<<<<

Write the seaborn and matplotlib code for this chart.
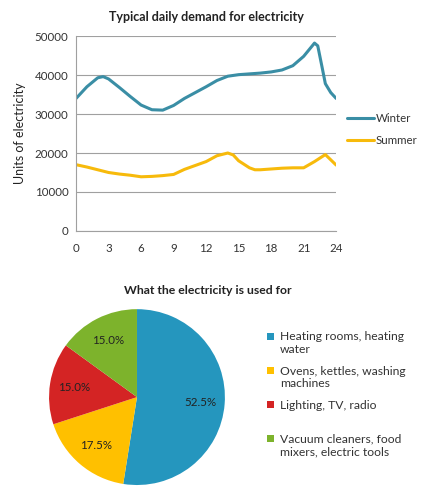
import numpy as np
import pandas as pd
import matplotlib
matplotlib.use("Agg")
import matplotlib.pyplot as plt
import seaborn as sns

# values
winter_hours = [0, 1, 2, 2.5, 3, 4, 5, 6, 7, 8, 9, 10, 11, 12, 13, 14, 15, 16,
                17, 18, 19, 20, 21, 21.5, 22, 22.3, 22.7, 23, 23.5, 24]
winter_units = [34000, 37000, 39300, 39600, 39000, 36800, 34500, 32300, 31100,
                31000, 32200, 34000, 35500, 37000, 38600, 39700, 40100, 40300,
                40500, 40800, 41300, 42400, 44800, 46500, 48200, 47500, 42000,
                37800, 35500, 34000]
summer_hours = [0, 1, 2, 3, 4, 5, 6, 7, 8, 9, 10, 11, 12, 13, 14, 14.5, 15, 16,
                16.5, 17, 18, 19, 20, 21, 22, 23, 24]
summer_units = [17000, 16400, 15700, 15000, 14600, 14300, 13900, 14000, 14200,
                14500, 15800, 16800, 17800, 19300, 20000, 19500, 18000, 16200,
                15700, 15700, 15900, 16100, 16200, 16200, 17800, 19600, 16900]
x_ticks = [0, 3, 6, 9, 12, 15, 18, 21, 24]
y_ticks = [0, 10000, 20000, 30000, 40000, 50000]

uses = ["Heating rooms, heating\nwater",
        "Ovens, kettles, washing\nmachines",
        "Lighting, TV, radio\n ",
        "Vacuum cleaners, food\nmixers, electric tools"]
shares = [52.5, 17.5, 15.0, 15.0]
pie_colors = ["#2596BE", "#FFC000", "#D42424", "#7DB32C"]

sns.set_theme(style="white")
plt.rcParams['font.family'] = ['Lato', 'DejaVu Sans']

fig = plt.figure(figsize=(4.25, 5.01), dpi=100)

# ---- line chart ----
df = pd.concat([
    pd.DataFrame({'hour': winter_hours, 'units': winter_units, 'season': 'Winter'}),
    pd.DataFrame({'hour': summer_hours, 'units': summer_units, 'season': 'Summer'}),
])
ax1 = fig.add_axes([0.179, 0.539, 0.612, 0.389])
sns.lineplot(data=df, x='hour', y='units', hue='season', sort=False,
             palette={'Winter': '#3A8EA5', 'Summer': '#F7BA0B'},
             linewidth=2.2, ax=ax1)
ax1.set_xlim(0, 24)
ax1.set_ylim(0, 50000)
ax1.set_xticks(x_ticks)
ax1.set_yticks(y_ticks)
ax1.yaxis.grid(True, color='#A0A0A0', linewidth=0.8)
ax1.set_axisbelow(True)
for s in ['top', 'right']:
    ax1.spines[s].set_visible(False)
for s in ['left', 'bottom']:
    ax1.spines[s].set_color('#A0A0A0')
    ax1.spines[s].set_linewidth(0.8)
ax1.tick_params(axis='both', labelsize=8.3, colors='#333333',
                length=3, width=0.8, direction='inout')
ax1.tick_params(axis='x', pad=7, color='#A0A0A0')
ax1.tick_params(axis='y', pad=4, color='#A0A0A0')
ax1.set_xlabel('')
ax1.set_ylabel('Units of electricity', fontsize=9, color='#222222', labelpad=6)
ax1.set_title('Typical daily demand for electricity', fontsize=9,
              fontweight='bold', color='#222222', pad=11)
leg = ax1.legend(loc='center left', bbox_to_anchor=(1.0, 0.52), frameon=False,
                 fontsize=8.3, handlelength=2.4, handletextpad=0.1,
                 labelspacing=1.0, title=None)
for t in leg.get_texts():
    t.set_color('#333333')

# ---- pie chart ----
ax2 = fig.add_axes([0.1153, 0.0319, 0.414, 0.351])
wedges, texts, autotexts = ax2.pie(shares, colors=pie_colors, startangle=90,
                                   counterclock=False, autopct='%1.1f%%',
                                   pctdistance=0.72,
                                   textprops={'fontsize': 8.3, 'color': '#222222'},
                                   wedgeprops={'linewidth': 0})
ax2.set_xlim(-1.0, 1.0)
ax2.set_ylim(-1.0, 1.0)
ax2.set_aspect('equal')
fig.text(0.49, 0.42, 'What the electricity is used for', ha='center',
         va='center', fontsize=8.8, fontweight='bold', color='#222222')
leg2 = ax2.legend(wedges, uses, loc='upper left', bbox_to_anchor=(1.18, 0.935),
                  frameon=False, fontsize=8.7, handlelength=0.55,
                  handleheight=0.55, handletextpad=0.5, labelspacing=0.85)
for t in leg2.get_texts():
    t.set_color('#333333')
# lift the square markers to the first line of each label
for p in leg2.get_patches():
    p.set_y(p.get_y() + 5.2)

fig.savefig('out.png', dpi=100, facecolor='white')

>>>>

Problem to work on. Repeat the material verbatim. Do not carry over any picture.

Result below.
Write the seaborn and matplotlib code for this chart.
import numpy as np
import pandas as pd
import matplotlib
matplotlib.use("Agg")
import matplotlib.pyplot as plt
import seaborn as sns

# values
winter_hours = [0, 1, 2, 2.5, 3, 4, 5, 6, 7, 8, 9, 10, 11, 12, 13, 14, 15, 16,
                17, 18, 19, 20, 21, 21.5, 22, 22.3, 22.7, 23, 23.5, 24]
winter_units = [34000, 37000, 39300, 39600, 39000, 36800, 34500, 32300, 31100,
                31000, 32200, 34000, 35500, 37000, 38600, 39700, 40100, 40300,
                40500, 40800, 41300, 42400, 44800, 46500, 48200, 47500, 42000,
                37800, 35500, 34000]
summer_hours = [0, 1, 2, 3, 4, 5, 6, 7, 8, 9, 10, 11, 12, 13, 14, 14.5, 15, 16,
                16.5, 17, 18, 19, 20, 21, 22, 23, 24]
summer_units = [17000, 16400, 15700, 15000, 14600, 14300, 13900, 14000, 14200,
                14500, 15800, 16800, 17800, 19300, 20000, 19500, 18000, 16200,
                15700, 15700, 15900, 16100, 16200, 16200, 17800, 19600, 16900]
x_ticks = [0, 3, 6, 9, 12, 15, 18, 21, 24]
y_ticks = [0, 10000, 20000, 30000, 40000, 50000]

uses = ["Heating rooms, heating\nwater",
        "Ovens, kettles, washing\nmachines",
        "Lighting, TV, radio\n ",
        "Vacuum cleaners, food\nmixers, electric tools"]
shares = [52.5, 17.5, 15.0, 15.0]
pie_colors = ["#2596BE", "#FFC000", "#D42424", "#7DB32C"]

sns.set_theme(style="white")
plt.rcParams['font.family'] = ['Lato', 'DejaVu Sans']

fig = plt.figure(figsize=(4.25, 5.01), dpi=100)

# ---- line chart ----
df = pd.concat([
    pd.DataFrame({'hour': winter_hours, 'units': winter_units, 'season': 'Winter'}),
    pd.DataFrame({'hour': summer_hours, 'units': summer_units, 'season': 'Summer'}),
])
ax1 = fig.add_axes([0.179, 0.539, 0.612, 0.389])
sns.lineplot(data=df, x='hour', y='units', hue='season', sort=False,
             palette={'Winter': '#3A8EA5', 'Summer': '#F7BA0B'},
             linewidth=2.2, ax=ax1)
ax1.set_xlim(0, 24)
ax1.set_ylim(0, 50000)
ax1.set_xticks(x_ticks)
ax1.set_yticks(y_ticks)
ax1.yaxis.grid(True, color='#A0A0A0', linewidth=0.8)
ax1.set_axisbelow(True)
for s in ['top', 'right']:
    ax1.spines[s].set_visible(False)
for s in ['left', 'bottom']:
    ax1.spines[s].set_color('#A0A0A0')
    ax1.spines[s].set_linewidth(0.8)
ax1.tick_params(axis='both', labelsize=8.3, colors='#333333',
                length=3, width=0.8, direction='inout')
ax1.tick_params(axis='x', pad=7, color='#A0A0A0')
ax1.tick_params(axis='y', pad=4, color='#A0A0A0')
ax1.set_xlabel('')
ax1.set_ylabel('Units of electricity', fontsize=9, color='#222222', labelpad=6)
ax1.set_title('Typical daily demand for electricity', fontsize=9,
              fontweight='bold', color='#222222', pad=11)
leg = ax1.legend(loc='center left', bbox_to_anchor=(1.0, 0.52), frameon=False,
                 fontsize=8.3, handlelength=2.4, handletextpad=0.1,
                 labelspacing=1.0, title=None)
for t in leg.get_texts():
    t.set_color('#333333')

# ---- pie chart ----
ax2 = fig.add_axes([0.1153, 0.0319, 0.414, 0.351])
wedges, texts, autotexts = ax2.pie(shares, colors=pie_colors, startangle=90,
                                   counterclock=False, autopct='%1.1f%%',
                                   pctdistance=0.72,
                                   textprops={'fontsize': 8.3, 'color': '#222222'},
                                   wedgeprops={'linewidth': 0})
ax2.set_xlim(-1.0, 1.0)
ax2.set_ylim(-1.0, 1.0)
ax2.set_aspect('equal')
fig.text(0.49, 0.42, 'What the electricity is used for', ha='center',
         va='center', fontsize=8.8, fontweight='bold', color='#222222')
leg2 = ax2.legend(wedges, uses, loc='upper left', bbox_to_anchor=(1.18, 0.935),
                  frameon=False, fontsize=8.7, handlelength=0.55,
                  handleheight=0.55, handletextpad=0.5, labelspacing=0.85)
for t in leg2.get_texts():
    t.set_color('#333333')
# lift the square markers to the first line of each label
for p in leg2.get_patches():
    p.set_y(p.get_y() + 5.2)

fig.savefig('out.png', dpi=100, facecolor='white')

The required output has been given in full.